Da allora com’è cambiata la vostra vita?
«Non siamo più a Taranto, che ritengo una città non sana, ma a Firenze, uno dei tanti posti in cui siamo stati per le cure di Lorenzo».

Intanto su Taranto pende ancora il nodo ex Ilva.
«Io al tempo parlai anche con l’ex ministro Luigi Di Maio e gli feci presente cosa questo inquinamento ha provocato nella mia famiglia e allo Stato. Lorenzo ha vissuto cinque anni ed è costato qualcosa come un milione e mezzo al sistema sanitario nazionale».

I medici lanciano ancora l’allarme sulle patologie infantili in città. Come guarda a queste notizie?
«È palese che la volontà politica sia di tenere aperta quella fabbrica valutando che quello che può causare sono danni collaterali accettabili».

Accettano il rischio?
«Se non fanno nulla per cambiare le cose, ma fanno di tutto per portarla avanti, è palese che lo facciano pur avendo preso coscienza dei numeri e dei danni che provoca quella fabbrica considerandolo un danno accettabile».

C’è la possibilità di un cambiamento?
«Solo se parliamo delle persone e non dei numeri. Fino a quando si parla di numeri siamo abituati: siamo abituati a statistiche e percentuali, ma quando alle statistiche associ un nome, un volto, una data di nascita e una di morte le cose cominciano a cambiare o se non altro hanno un impatto differente».

È quello che auspicate per Lorenzo?
«L’auspicio, è che, se dovessimo riuscire a dimostrare che la patologia di Lorenzo è correlata all’inquinamento di Taranto, grazie alla storia di Lorenzo tanti altri bambini non si ammaleranno più».
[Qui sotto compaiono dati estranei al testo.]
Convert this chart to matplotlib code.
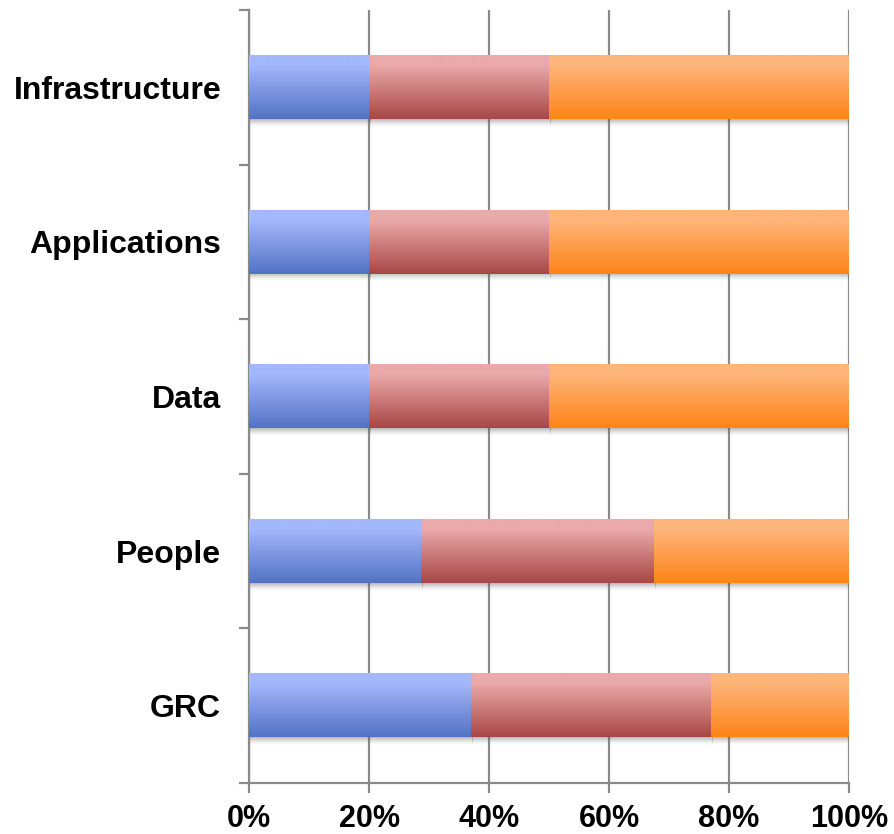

L’accertamento della responsabilità penale renderebbe giustizia?
«Una vera giustizia per Lorenzo non ci sarà mai».

Eventuali condanne che effetto avrebbero?
«Se dovessero esserci le condanne, sfido chiunque a lavorare ancora in quella fabbrica sapendo le ripercussioni personali che questo può avere».

Cosa vi aspettate dal processo?
«L’animo che spero governi il giudizio è l’amore per la verità e la giustizia. Non è il giustizialismo, è giustizia: se veramente esiste una correlazione dobbiamo fermarla».